How the Established Certifications Fit a GRC Engineer
The established certifications are not competitors to CGE-P. They are complements. Each one proves a specific kind of depth that strengthens a GRC engineer's profile. Here is how to think about them.
- CISA: The most recognized credential in IT audit, from ISACA. If your work involves auditing systems or you want credibility with audit firms and enterprise hiring managers, CISA carries real weight. It proves you understand the audit process and control assessment deeply.
- CRISC: Also from ISACA, focused on IT risk. CRISC is strong if your role leans toward risk identification, response, and control monitoring. It pairs well with engineering skills when you own the risk side of a program.
- CGRC: From ISC2 and mapped closely to the NIST Risk Management Framework. CGRC is especially relevant in government and federal work, where authorization and RMF fluency are expected. If you target the public sector, it is a smart addition.
- CompTIA Security+: The most common entry point for security fundamentals, from CompTIA. It is widely accepted by employers and government roles, and it gives you the security baseline that the rest of GRC engineering builds on. A strong first certification.
- AWS Certified Security - Specialty: The cloud depth certification for GRC engineers working on AWS. Since so much engineered compliance happens in the cloud, proving you can secure AWS workloads, IAM, and logging is directly useful day to day. Pairs naturally with CGE-P.
- ISO/IEC 27001 Lead Implementer: For people building or running an ISO 27001 information security management system. If your organization is pursuing or maintaining ISO 27001, this credential proves you can design and operate the program. Strong on the framework side of the role.
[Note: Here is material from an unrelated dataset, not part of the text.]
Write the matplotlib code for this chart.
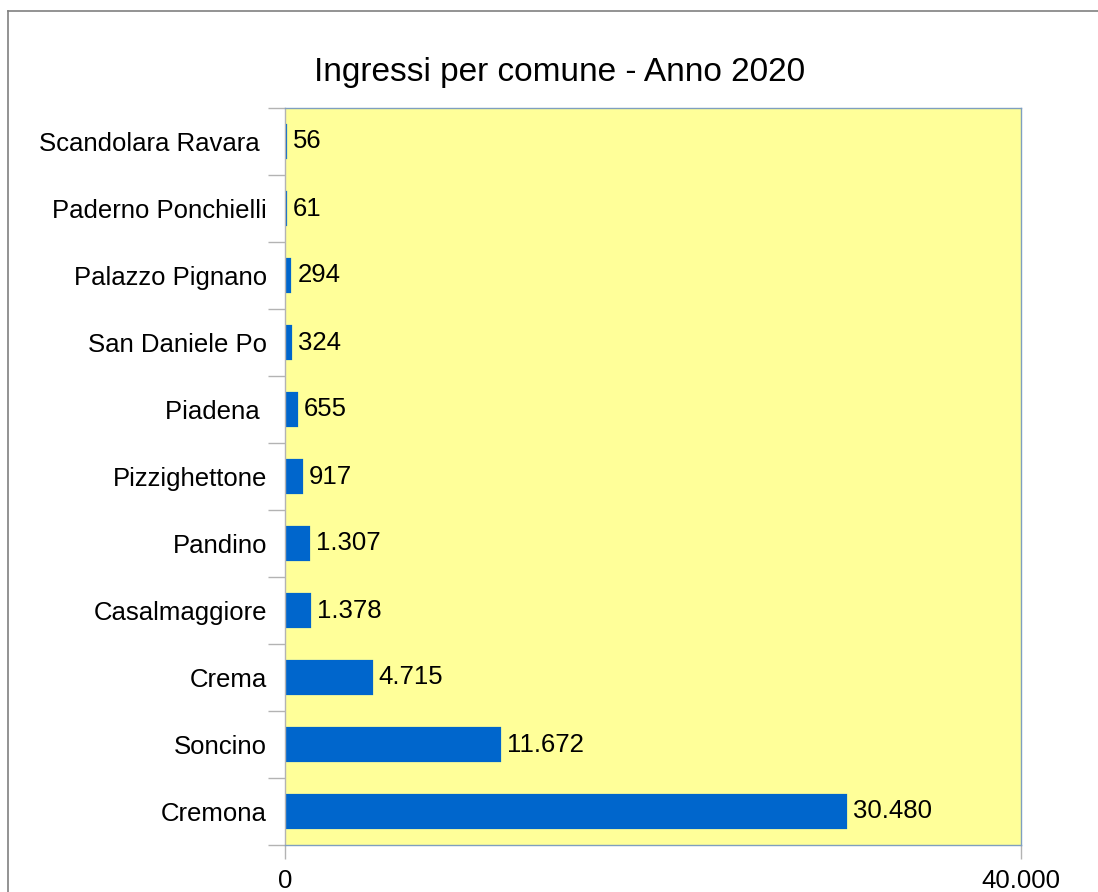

How to Choose Your GRC Engineering Certification Path
You do not need to collect all eight. Pick based on the role you want and what you can prove today. Here is the practical logic.
Get the engineering proof first
If your goal is GRC engineering, start with CGE-P. It is the only path that ends with a public GitHub capstone proving you can build automation. That artifact does more in an interview than a line on a resume.
Add a security or cloud baseline
If you are early in your career, Security+ gives you the security fundamentals. If you already have that and work in the cloud, AWS Certified Security - Specialty proves the depth that GRC engineering relies on.
Add audit or framework depth for your target role
If you want credibility in audit, pursue CISA. If you own risk, consider CRISC. If you work in government, CGRC. If your organization runs ISO 27001, ISO/IEC 27001 Lead Implementer. Choose the one that matches the job, not all of them.
If you come from audit, take the specialty path
Experienced auditors moving into GRC engineering can add CGE-AUD to gain the engineering literacy to review automated controls, without committing to a full capstone project.
One more thing that no certification replaces: a public portfolio. The engineers who land GRC engineering roles fastest are the ones who can point to real projects on GitHub. CGE-P is built around that truth, which is why it ends with a capstone instead of a certificate alone. For more on landing the role itself, read how to break into GRC engineering.
Frequently Asked Questions
What certifications do GRC engineers need?
No single certification is required to become a GRC engineer, but the strongest paths combine one that proves GRC engineering skills directly with one that proves cloud or framework depth. The CGE-P (Certified GRC Engineer - Practitioner) is built specifically for GRC engineering, with hands-on labs and a real GitHub capstone. Pair it with a cloud certification like AWS Certified Security - Specialty or a framework certification like ISO/IEC 27001 Lead Implementer, and you cover both the engineering and the compliance sides of the role.
Is there a certification specifically for GRC engineering?
Yes. The CGE-P (Certified GRC Engineer - Practitioner) and the CGE-AUD (Certified GRC Engineer - Auditor Specialty) from the GRC Engineering Club are the only certifications built specifically for GRC engineering. Most other respected certifications (CISA, CRISC, CGRC, Security+) were designed for traditional governance, audit, or general security roles. They are valuable, but they were not built to test whether you can automate compliance with code.
Is CISA or CGE-P better for GRC engineering?
It depends on the job you want. CISA (Certified Information Systems Auditor) from ISACA is the gold standard for IT audit and is widely recognized by hiring managers and audit firms. CGE-P is built for GRC engineering specifically, so it tests whether you can build compliance automation with hands-on labs and a real GitHub capstone. If your target role is auditing systems, CISA carries more weight. If your target role is engineering compliance with code, CGE-P maps directly to the work. Many engineers eventually hold both.
What is the best entry-level GRC certification?
CompTIA Security+ is the most common entry point for the security foundations, and it is widely accepted by employers and government roles. If you specifically want to enter GRC engineering, the CGE-P is the more direct on-ramp because the video training and hands-on labs assume no prior coding experience and walk you through building real automation. Many people start with Security+ for the security baseline and add CGE-P to prove the engineering skills.